A great deal of the shared international vision can be seen in Carlson’s documentary praising the authoritarian Orban and building up a fictitious enemy of the west in the conveniently Jewish George Soros. More immediately, the Carlson-Corbyn axis supports Russian claims on Ukraine, arguing that the crisis there is being caused by US and NATO aggression, with nary a criticism for Vladimir Putin.
Beyond foreign policy, Carlson-Corbynism has really flourished during the pandemic. Quiet at first when people were dying in politically unappealing numbers, the axis has become increasingly militant over the last year. It is profoundly sceptical about the life-saving Covid-Vaccines, uses violent rhetoric and even action to rally forces against attempts to vaccinate people, and makes a point to belittle or disdain basic protective measures like the wearing of masks. In all cases it shares a basic conspiracy view of the pandemic, from its origin to its treatment — and often promotes the use of sham treatments such as ivermectin over life-saving vaccines.
Corbynites have been fighting supposed Washington elites for decades
This reliance on conspiracy theories to explain the Pandemic is not a one-off, as the Carlson-Corbyn access has a shared world view based on conspiracy theories. For the Carlson-ites, that is the existence of the Washington elites who stole the presidential election from Donald Trump. The Corbynites have been fighting these supposed Washington elites for decades longer, believing that the US is the cause of almost all the pain in the world. They go to the extreme of backing almost any regime, no matter how oppressive, as long as it is seen as fighting against Washington.
This embrace of a conspiratorial view of the world explains the great success of Carlson-Corbynism. It is based on a constituency that is either evangelically religious (such as many Republican Christians in the US today) or ideologically religious, such as the Marxists that make up much of the more extreme Corbynbites. These groups know that they are right, that their world view is the result of some higher power. As such they are willing to fight to the end to bring their vision into being.

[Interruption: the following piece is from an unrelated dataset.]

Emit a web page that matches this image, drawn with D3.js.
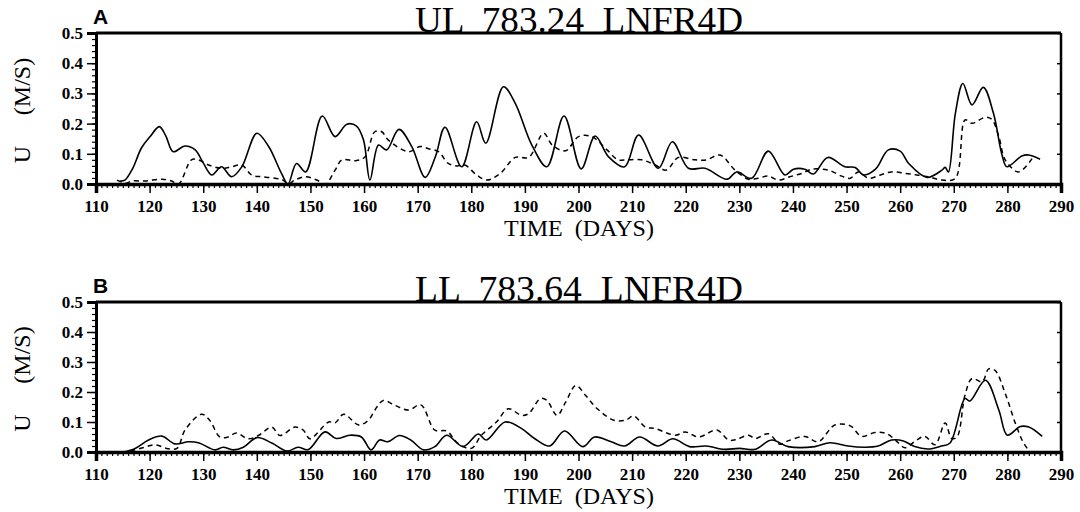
<!DOCTYPE html>
<html>
<head>
<meta charset="utf-8">
<title>UL / LL 783 LNFR4D</title>
<style>
  body { margin: 0; background: #fff; }
  .serif { font-family: "Liberation Serif", serif; fill: #000; }
</style>
</head>
<body>
<script src="https://cdn.jsdelivr.net/npm/d3@7/dist/d3.min.js"></script>
<script>
// axis ticks
var xTicks = d3.range(110, 291, 10);
var yTicks = [0.0, 0.1, 0.2, 0.3, 0.4, 0.5];

// panel A (UL 783.24) - [day, U m/s]
var ulSolid = [[114.5,0.01],[115.4,0.013],[116.8,0.05],[118.5,0.12],[120.1,0.157],[121.8,0.19],[123,0.16],[124.4,0.107],[126.6,0.126],[128.5,0.113],
  [130,0.07],[131.6,0.03],[133.4,0.057],[135.3,0.024],[137.2,0.057],[140,0.168],[142.2,0.124],[144.6,0.035],[145.8,0.0],[147.4,0.068],
  [149.1,0.04],[152.2,0.225],[154.6,0.157],[156.8,0.198],[158.6,0.192],[159.9,0.146],[161.1,0.013],[162.7,0.129],[164.2,0.113],[166.5,0.181],
  [168.9,0.124],[171.4,0.022],[173.3,0.09],[175.1,0.188],[178.2,0.057],[181,0.206],[182.7,0.135],[186,0.322],[188.2,0.267],[191.3,0.129],
  [194.1,0.057],[197.3,0.225],[200.5,0.05],[203.1,0.159],[205.6,0.09],[208.6,0.057],[211.2,0.162],[214.9,0.052],[217.5,0.14],[220.5,0.052],
  [223.6,0.052],[227.7,0.016],[229.5,0.04],[232.3,0.019],[235.4,0.109],[238.5,0.03],[240.1,0.049],[242.2,0.049],[243.8,0.033],[246.5,0.088],
  [249.7,0.057],[251.6,0.055],[253.2,0.03],[255.4,0.049],[257.8,0.113],[260,0.109],[261.6,0.068],[265,0.022],[267.8,0.046],[268.4,0.055],
  [269,0.04],[270.3,0.234],[271.7,0.333],[273.4,0.262],[275.5,0.32],[277.4,0.234],[279,0.096],[279.9,0.057],[282.7,0.093],[284,0.096],[286.1,0.082]];

var ulDashed = [[113.9,0.013],[115.6,0.003],[116.7,0.01],[119.2,0.01],[122.3,0.016],[124.1,0.01],[125.4,0.0],[127.8,0.08],[129.1,0.08],[131,0.063],
  [133.5,0.052],[135.3,0.057],[137.2,0.063],[139,0.03],[140.9,0.024],[143.4,0.019],[144.9,0.013],[145.8,0.0],[147.1,0.013],[149,0.024],
  [151.2,0.013],[152.8,0.0],[154.6,0.046],[155.9,0.08],[158.4,0.077],[160.2,0.09],[162,0.173],[163.3,0.173],[164.5,0.146],[168.3,0.107],
  [170.5,0.124],[172,0.117],[173.9,0.107],[175.7,0.068],[177.3,0.06],[178.8,0.063],[181,0.03],[182.9,0.013],[185.4,0.035],[188.2,0.088],
  [190.7,0.088],[193.5,0.168],[195.1,0.129],[197.6,0.11],[200,0.157],[202.5,0.157],[205.3,0.113],[207.4,0.08],[209,0.08],[211.8,0.08],
  [214.3,0.063],[216.4,0.046],[218.6,0.088],[221.7,0.08],[223.9,0.08],[226.4,0.096],[229.2,0.046],[231.7,0.016],[233.5,0.019],[235.4,0.026],
  [237.3,0.013],[239.4,0.024],[241.6,0.035],[243.5,0.049],[246.6,0.046],[249.1,0.026],[250.7,0.019],[252.2,0.04],[254.1,0.019],[256.3,0.03],
  [258.4,0.04],[261,0.035],[263.1,0.03],[265.3,0.024],[267.8,0.013],[270.3,0.019],[272.1,0.212],[273.4,0.201],[275.9,0.221],[277.1,0.214],
  [278.4,0.157],[279.6,0.08],[282.1,0.04],[284.6,0.084]];

// panel B (LL 783.64)
var llSolid = [[115.1,0.0],[117.3,0.012],[119.8,0.04],[122.3,0.053],[124.7,0.027],[127.2,0.034],[129.1,0.031],[132.2,0.007],[133.7,0.016],[135.6,0.007],
  [137.5,0.016],[140,0.048],[142.8,0.03],[145.6,0.003],[147.7,0.016],[149.6,0.008],[152.7,0.067],[154.8,0.045],[157.3,0.056],[159.5,0.05],
  [161.3,0.007],[162.9,0.04],[164.4,0.034],[166.6,0.055],[168.7,0.04],[171.1,0.007],[173.2,0.018],[175.4,0.056],[178.5,0.018],[181.3,0.06],
  [182.8,0.04],[186.3,0.1],[189.4,0.078],[191.8,0.045],[194.6,0.02],[197.4,0.07],[200.8,0.018],[203,0.05],[206.1,0.034],[208.6,0.02],
  [211.4,0.05],[214.8,0.02],[217.6,0.044],[220.7,0.018],[223.8,0.02],[227.2,0.009],[230,0.012],[233,0.009],[236,0.04],[239.1,0.018],
  [244.1,0.018],[246.9,0.031],[250.3,0.02],[253.4,0.016],[255.9,0.02],[258.4,0.04],[260.6,0.037],[262.7,0.018],[265.2,0.01],[267.7,0.02],
  [269.3,0.03],[272.1,0.178],[273,0.17],[275.9,0.239],[278.4,0.14],[280,0.056],[282.4,0.085],[284,0.083],[286.5,0.052]];

var llDashed = [[116.4,0.003],[118.9,0.015],[121.1,0.024],[123.2,0.012],[125.1,0.012],[126.6,0.073],[129.7,0.126],[131.2,0.106],[133.1,0.05],[134.6,0.05],
  [136.2,0.063],[138.4,0.044],[140.3,0.055],[142.8,0.083],[144.3,0.055],[147.1,0.083],[148.7,0.072],[149.9,0.044],[153.4,0.1],[154.6,0.097],
  [156.2,0.126],[159,0.09],[160.8,0.106],[162.4,0.15],[163.6,0.172],[165.8,0.155],[168.3,0.14],[170.6,0.157],[173.2,0.073],[175.4,0.07],
  [177.5,0.029],[180,0.012],[181.9,0.056],[184.7,0.1],[186.9,0.144],[189.4,0.122],[190.7,0.128],[192.9,0.178],[194.1,0.172],[196,0.122],
  [197.6,0.166],[199.5,0.222],[201.3,0.189],[203.5,0.144],[206.6,0.106],[208.8,0.106],[210.3,0.12],[212.5,0.083],[214.3,0.078],[218.1,0.056],
  [219.9,0.067],[222.4,0.05],[225.8,0.073],[228,0.04],[229.5,0.042],[231.7,0.056],[233,0.045],[235.4,0.061],[237.6,0.026],[239.1,0.037],
  [242.2,0.052],[244.7,0.034],[247.8,0.09],[250.7,0.087],[252.8,0.052],[255.3,0.065],[257.5,0.061],[259.7,0.03],[260.9,0.014],[263.1,0.04],
  [264.6,0.052],[266.5,0.024],[268.4,0.097],[269.6,0.045],[270.6,0.05],[272.1,0.19],[273.4,0.245],[275.3,0.234],[276.5,0.277],[277.7,0.272],
  [279.6,0.195],[281.5,0.095],[282.9,0.034],[283.7,0.012]];

var W = 1080, H = 512;
var svg = d3.select("body").append("svg")
    .attr("width", W)
    .attr("height", H)
    .style("background", "#fff");

var x = d3.scaleLinear().domain([110, 290]).range([96, 1061]);

// bold serif tick labels, like the plotter font
function styleLabels(a) {
  a.attr("font-family", null).attr("font-size", null);
  a.selectAll(".tick text")
    .attr("font-family", "Liberation Serif, serif")
    .attr("font-weight", "bold")
    .attr("font-size", "17px")
    .attr("fill", "#000");
}

function drawPanel(letter, title, top, bottom, solid, dashed) {
  var y = d3.scaleLinear().domain([0, 0.5]).range([bottom, top]);
  var g = svg.append("g");

  // curves
  var line = d3.line()
      .x(function (d) { return x(d[0]); })
      .y(function (d) { return y(d[1]); })
      .curve(d3.curveCatmullRom.alpha(0.5));

  g.append("path").datum(dashed)
    .attr("d", line).attr("fill", "none")
    .attr("stroke", "#000").attr("stroke-width", 1.5)
    .attr("stroke-dasharray", "5,4");
  g.append("path").datum(solid)
    .attr("d", line).attr("fill", "none")
    .attr("stroke", "#000").attr("stroke-width", 1.6);

  // frame: top and right thinner
  g.append("line").attr("x1", x(110)).attr("x2", x(290)).attr("y1", top).attr("y2", top)
    .attr("stroke", "#000").attr("stroke-width", 3);
  g.append("line").attr("x1", x(290)).attr("x2", x(290)).attr("y1", top).attr("y2", bottom)
    .attr("stroke", "#000").attr("stroke-width", 2.5);

  // small inward ticks on right frame
  g.append("g").attr("transform", "translate(" + x(290) + ",0)")
    .call(d3.axisRight(y).tickValues(yTicks).tickSize(-4).tickFormat(""))
    .call(function (a) { a.select(".domain").remove(); a.selectAll("line").attr("stroke-width", 1.5); });

  // x axis minor + major
  g.append("g").attr("transform", "translate(0," + bottom + ")")
    .call(d3.axisBottom(x).tickValues(d3.range(110, 291, 1)).tickSize(4).tickFormat(""))
    .call(function (a) { a.select(".domain").remove(); a.selectAll("line").attr("stroke-width", 1.2); });
  var xa = g.append("g").attr("transform", "translate(0," + bottom + ")")
    .call(d3.axisBottom(x).tickValues(xTicks).tickSize(9).tickPadding(7).tickFormat(d3.format("d")));
  xa.select(".domain").attr("stroke-width", 3.5);
  xa.selectAll("line").attr("stroke-width", 1.5);
  styleLabels(xa);

  // y axis minor + major
  g.append("g").attr("transform", "translate(" + x(110) + ",0)")
    .call(d3.axisLeft(y).tickValues(d3.range(0, 0.501, 0.02)).tickSize(4).tickFormat(""))
    .call(function (a) { a.select(".domain").remove(); a.selectAll("line").attr("stroke-width", 1.2); });
  var ya = g.append("g").attr("transform", "translate(" + x(110) + ",0)")
    .call(d3.axisLeft(y).tickValues(yTicks).tickSize(9).tickPadding(4).tickFormat(d3.format(".1f")));
  ya.select(".domain").attr("stroke-width", 3);
  ya.selectAll("line").attr("stroke-width", 1.5);
  styleLabels(ya);

  // panel letter
  svg.append("text").attr("x", 93).attr("y", top - 9)
    .attr("font-family", "Liberation Sans, Arial, sans-serif").attr("font-weight", "bold")
    .attr("font-size", "21px").text(letter);

  // title sitting on the top frame
  svg.append("text").attr("class", "serif")
    .attr("x", 415).attr("y", top - 1)
    .attr("font-size", "36px")
    .attr("textLength", 328).attr("lengthAdjust", "spacingAndGlyphs")
    .style("white-space", "pre")
    .text(title);

  // y label
  var mid = (top + bottom) / 2;
  svg.append("text").attr("class", "serif")
    .attr("transform", "translate(30," + (mid + 46) + ") rotate(-90)")
    .attr("text-anchor", "middle").attr("font-size", "24px").text("U");
  svg.append("text").attr("class", "serif")
    .attr("transform", "translate(30," + (mid - 22) + ") rotate(-90)")
    .attr("text-anchor", "middle").attr("font-size", "24px").text("(M/S)");

  // x label
  svg.append("text").attr("class", "serif")
    .attr("x", 579).attr("y", bottom + 52)
    .attr("text-anchor", "middle").attr("font-size", "24px")
    .style("white-space", "pre")
    .text("TIME  (DAYS)");
}

drawPanel("A", "UL  783.24  LNFR4D", 33, 184, ulSolid, ulDashed);
drawPanel("B", "LL  783.64  LNFR4D", 302, 452, llSolid, llDashed);
</script>
</body>
</html>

This illuminates the basic conundrum of the real culture war. If the Carlson-Corbyn axis represents one end, there is no way to sum up the other. It has many different elements, from believers in science, soft and historical liberals, open-minded leftists, some Burkeian conservatives and even non-evangelical religious believers. Perhaps the only element holding this end of the real culture war together is that its followers are people who express doubt, and as they express doubt they don’t embrace causes with the commitment and ends-based justifications that typify its opponents. The Doubters have the numbers if they work together, but they more than often lack the cohesion to do so.

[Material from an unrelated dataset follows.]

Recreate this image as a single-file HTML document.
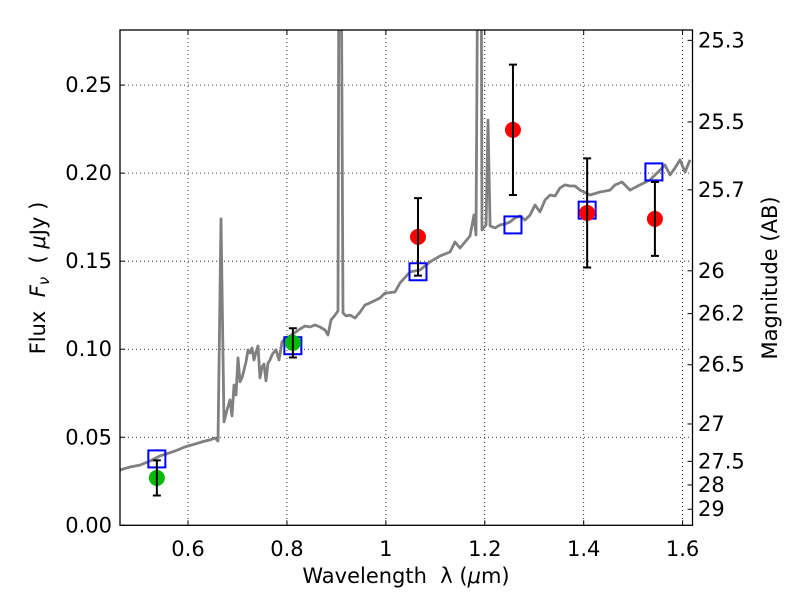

So the real culture war is finely poised today, and it’s not clear who will win: the much better motivated and organized Carlson-Corbynites who have their conspiracies driving them on and who would, if needs be, happily replace democracy with authoritarianism to get their way, or the numerically larger but not united and self-restrained Doubters. There are some hopeful signs that the Carlson-Corbynites are losing ground in continental Europe, but they seem very strongly entrenched in the US and might seize Congress in a year and the presidency in three. What is clear, therefore, is that it really does matter who wins this culture war — unlike the “woke” sham war you hear all about all the time.